On any voyage there is always a danger of culture shock, time travel being no different from any other passage amongst foreign peoples in this regard. It requires a great deal of commitment to fully comprehend a foreign culture. For the uninitiated the differences seem overwhelming. Accumulating enough knowledge of context to even begin to understand it all is a tremendous undertaking. Many people are daunted by the idea of pledging themselves to such a large task and they are unwilling to travel alone —but they will make the journey, with all its rewards and adventures, if they may do so in the company of a kind guide who can explain what they are experiencing. If reading a primary source from a different era is like journeying alone to a foreign land, then reading well-written historical fiction is like travelling under the guidance of a knowledgeable companion.
The best guides in travel are the ones who show a culture as it really is, not just as they suppose their guests will want to see it. A tour guide in Europe who only showed her American visitors small communities of American expatriates would be deficient at her task: an author who only uses historical settings as a way to make thinly-veiled social commentary on current topics is an equal failure. However, denying that connections and parallels exist is likewise detrimental to understanding. It would be ridiculous for a guide to race ahead of her visitors covering up foreign products or hiding immigrants in closets so she could give travellers a "real" view of her homeland. Connections and shared ideas do exist between times just as they exist between places; a skilled guide will bring her visitors into situations where they can witness these parallels and draw their own conclusions.
The most skillful guides help at interpretation, but at the same time manage to be unobtrusive. A tour guide who carries around an encyclopedia and stops at every streetcorner to read out long, verbatim passages would rightfully be considered a bore. Similarly, I find it very tiresome when an author continually halts their narrative to expound on non sequiturs which do not build their characters or move their story forwards. On a related topic, perpetually calling attention to things which would be mundane for a story's characters insults the readers' intelligence. For example, it is not necessary to call every lamp an oil lamp when writing about a time when electric lights were the rare exception. For inhabitants of the time in question, an oil lamp was just a lamp, and readers understand this. Insistently specifying oil lamp every time one of them is mentioned is a bit like a Spanish tour guide pointing at every pedestrian on a street in Madrid and telling visitors, "He's a Spaniard! So's he! And she's Spanish, too!…" Most of us are smart enough to work out such obvious things on our own.
More complicated elements of cultures (past and present) do require interpretation to be comprehensible to visitors, and serving that function is one of the tasks of an author. There is a skill to weaving explanation with narrative. Readers of historical fiction come to the genre because they want to learn something about the past, but at the same time, they want a story —if they didn't, they might as well go for that encyclopedia. It is the job of a writer to satisfy both of these desires. I started my historical fiction series with the tale of the first bicycle in Chetzemoka because I knew that a high-wheel bicycle would be a foreign object to many readers. Since it was also a new piece of technology to the residents of the town I'd created, there was a legitimate reason for explaining its details in the context of the story.

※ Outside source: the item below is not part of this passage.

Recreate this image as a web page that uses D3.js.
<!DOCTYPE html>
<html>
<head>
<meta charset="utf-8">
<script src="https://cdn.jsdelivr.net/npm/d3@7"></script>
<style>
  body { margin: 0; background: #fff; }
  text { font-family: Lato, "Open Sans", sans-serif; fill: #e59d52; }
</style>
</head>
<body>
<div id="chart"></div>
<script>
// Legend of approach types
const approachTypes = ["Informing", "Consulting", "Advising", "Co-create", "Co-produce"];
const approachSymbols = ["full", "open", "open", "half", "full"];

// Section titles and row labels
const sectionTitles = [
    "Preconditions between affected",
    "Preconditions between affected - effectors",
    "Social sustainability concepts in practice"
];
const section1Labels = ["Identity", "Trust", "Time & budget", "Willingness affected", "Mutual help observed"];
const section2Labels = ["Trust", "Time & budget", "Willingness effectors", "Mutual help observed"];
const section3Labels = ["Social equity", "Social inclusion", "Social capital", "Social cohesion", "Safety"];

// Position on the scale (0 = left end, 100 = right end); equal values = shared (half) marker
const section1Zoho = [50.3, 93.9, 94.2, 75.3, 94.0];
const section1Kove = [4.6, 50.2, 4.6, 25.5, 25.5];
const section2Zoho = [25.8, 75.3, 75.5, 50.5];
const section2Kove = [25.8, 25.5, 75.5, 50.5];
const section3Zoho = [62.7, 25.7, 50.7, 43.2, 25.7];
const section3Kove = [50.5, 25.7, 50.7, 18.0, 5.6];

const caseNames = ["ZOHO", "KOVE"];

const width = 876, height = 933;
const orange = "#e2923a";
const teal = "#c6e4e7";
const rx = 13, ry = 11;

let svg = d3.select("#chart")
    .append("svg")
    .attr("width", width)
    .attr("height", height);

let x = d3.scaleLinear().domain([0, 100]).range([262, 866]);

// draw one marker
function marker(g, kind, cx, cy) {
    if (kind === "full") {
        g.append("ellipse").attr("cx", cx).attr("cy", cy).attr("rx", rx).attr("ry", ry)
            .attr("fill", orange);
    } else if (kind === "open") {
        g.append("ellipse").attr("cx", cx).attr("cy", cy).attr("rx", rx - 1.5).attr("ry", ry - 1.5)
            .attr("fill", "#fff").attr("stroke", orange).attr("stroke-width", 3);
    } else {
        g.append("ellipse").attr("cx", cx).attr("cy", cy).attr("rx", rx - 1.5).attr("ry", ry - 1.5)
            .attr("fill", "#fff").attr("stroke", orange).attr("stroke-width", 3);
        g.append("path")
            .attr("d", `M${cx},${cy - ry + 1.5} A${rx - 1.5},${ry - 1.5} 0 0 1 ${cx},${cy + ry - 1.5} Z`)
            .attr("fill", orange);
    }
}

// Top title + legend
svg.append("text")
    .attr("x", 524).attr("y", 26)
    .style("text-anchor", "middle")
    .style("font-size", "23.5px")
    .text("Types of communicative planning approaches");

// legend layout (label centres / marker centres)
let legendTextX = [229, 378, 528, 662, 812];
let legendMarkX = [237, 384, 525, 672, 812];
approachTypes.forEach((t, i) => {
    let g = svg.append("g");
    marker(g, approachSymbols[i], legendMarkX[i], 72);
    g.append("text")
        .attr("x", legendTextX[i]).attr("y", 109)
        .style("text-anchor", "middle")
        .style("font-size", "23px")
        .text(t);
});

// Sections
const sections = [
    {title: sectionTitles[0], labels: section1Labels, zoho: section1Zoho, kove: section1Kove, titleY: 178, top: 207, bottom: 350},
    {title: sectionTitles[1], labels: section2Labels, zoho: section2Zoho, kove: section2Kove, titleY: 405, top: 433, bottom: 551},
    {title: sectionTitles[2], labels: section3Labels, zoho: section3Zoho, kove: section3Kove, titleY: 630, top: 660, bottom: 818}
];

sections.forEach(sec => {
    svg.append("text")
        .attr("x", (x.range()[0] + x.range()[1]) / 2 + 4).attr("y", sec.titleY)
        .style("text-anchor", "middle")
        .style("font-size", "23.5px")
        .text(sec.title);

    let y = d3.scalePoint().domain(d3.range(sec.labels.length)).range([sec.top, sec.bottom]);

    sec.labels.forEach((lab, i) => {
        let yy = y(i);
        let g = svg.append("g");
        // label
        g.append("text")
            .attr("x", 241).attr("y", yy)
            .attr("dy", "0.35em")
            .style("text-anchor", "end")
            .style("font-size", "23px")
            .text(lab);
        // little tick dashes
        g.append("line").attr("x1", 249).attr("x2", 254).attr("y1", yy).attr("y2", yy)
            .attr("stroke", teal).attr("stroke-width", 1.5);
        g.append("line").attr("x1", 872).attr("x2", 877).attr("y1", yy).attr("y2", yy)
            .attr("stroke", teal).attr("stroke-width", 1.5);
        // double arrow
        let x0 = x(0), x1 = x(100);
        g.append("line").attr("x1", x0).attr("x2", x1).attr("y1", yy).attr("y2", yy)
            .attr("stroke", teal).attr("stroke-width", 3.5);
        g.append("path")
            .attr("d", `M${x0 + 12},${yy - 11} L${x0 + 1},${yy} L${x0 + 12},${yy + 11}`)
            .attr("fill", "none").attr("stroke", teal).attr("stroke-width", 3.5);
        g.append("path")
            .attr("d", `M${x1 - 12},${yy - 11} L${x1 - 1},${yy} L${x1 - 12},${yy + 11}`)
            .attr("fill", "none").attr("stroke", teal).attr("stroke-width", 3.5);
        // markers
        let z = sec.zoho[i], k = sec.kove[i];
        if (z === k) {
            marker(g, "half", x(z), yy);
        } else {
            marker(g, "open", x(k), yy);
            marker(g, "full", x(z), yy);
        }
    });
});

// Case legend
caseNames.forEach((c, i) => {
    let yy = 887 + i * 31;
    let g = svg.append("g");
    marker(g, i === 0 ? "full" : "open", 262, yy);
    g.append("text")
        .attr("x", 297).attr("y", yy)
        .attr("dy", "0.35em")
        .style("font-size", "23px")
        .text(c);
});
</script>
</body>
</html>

If a fact is interesting and pertinent enough to be included but would detract from the story rather than adding to it, then its proper place is in the book's appendix. One of the most memorable tours I've ever taken was of Edinburgh back when I was in college, and was led by a grizzled Scotsman who worked for the hostel where I spent a few days. About halfway through the tour the feud between the Campbells and the MacDonalds came up as a subject; our guide had very strong opinions about that feud, but he told us it was a story for the highlands, not for Edinburgh. It wouldn't be part of the tour but anyone who wanted to hear it should join him in a pub after he'd finished showing us the city and he'd tell us the tale over his pint of Guinness. A book's appendix is a bit like that old pub visit after my tour of Edinburgh: something fascinating and not to be missed, which relates to the story but is still not quite of the story, and is best enjoyed in its own separate space.

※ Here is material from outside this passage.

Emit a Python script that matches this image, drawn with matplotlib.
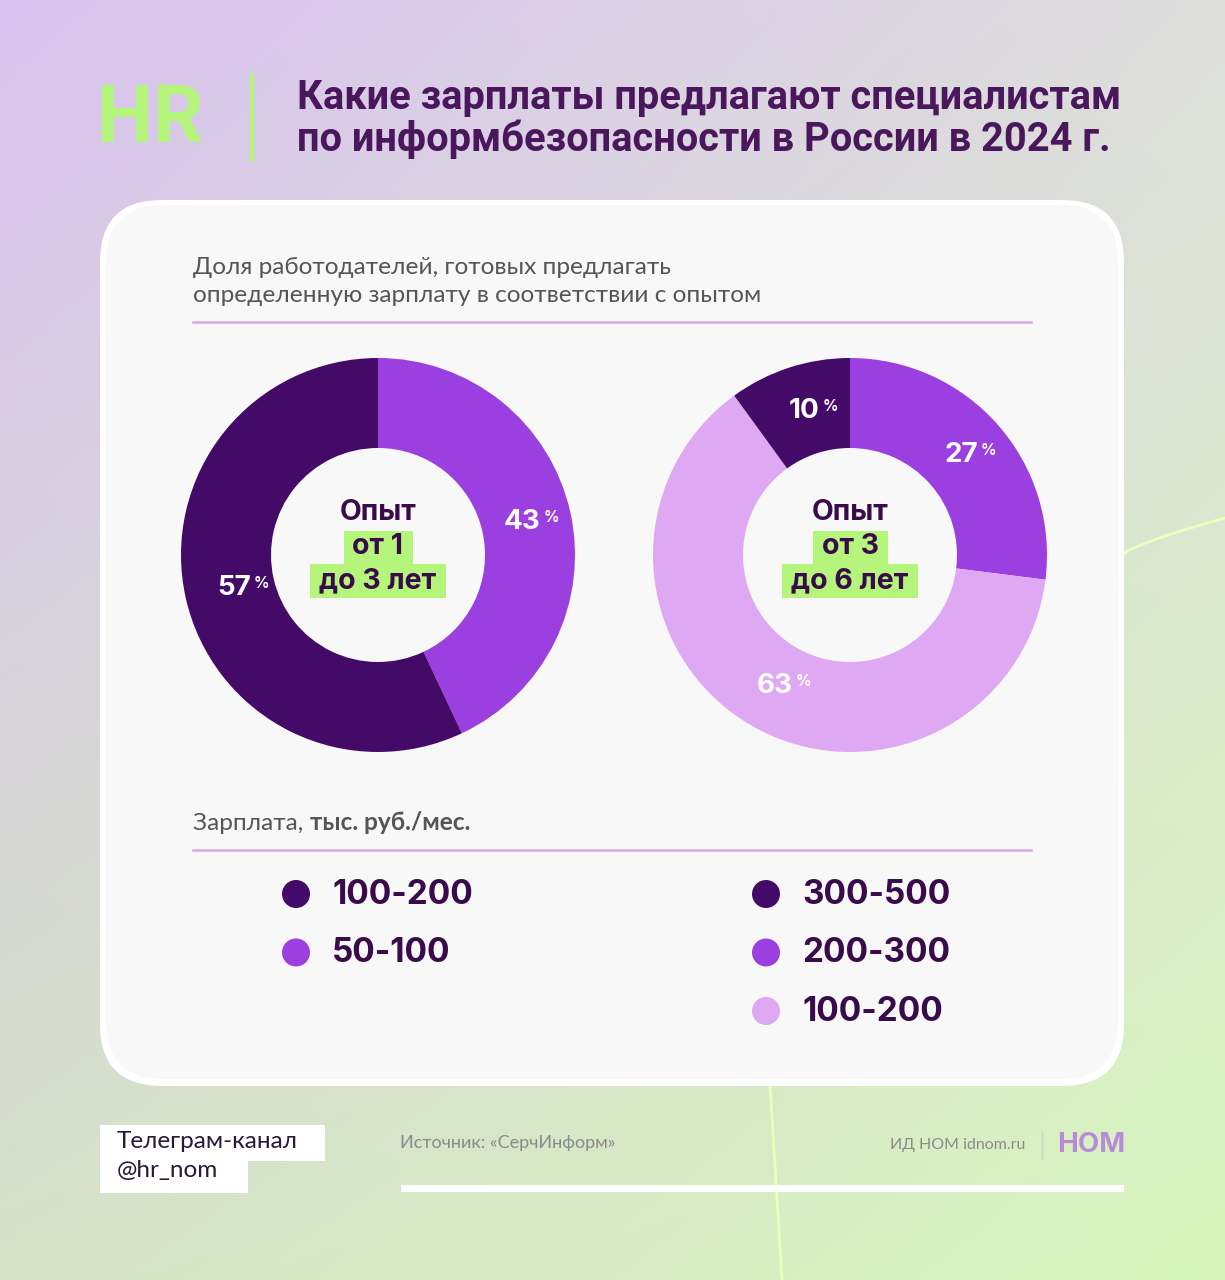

At the end of every trip comes the return home: fond friends embrace the traveler while begging to hear of the voyage, souvenirs are displayed with pride, and the explorer dreams of returning again to those fascinating foreign lands. There comes a point in the reading of any volume when there are no more pages to turn and it is time to put the book away—for a while. But we've brought back souvenirs from the past in the forms of memories, and the stories we tell our friends of beloved books are just as vibrant as those from physical travel. We will return again to those far off times where the pages bring us, and if we're lucky our friends will buy their own tickets and join us on the journey.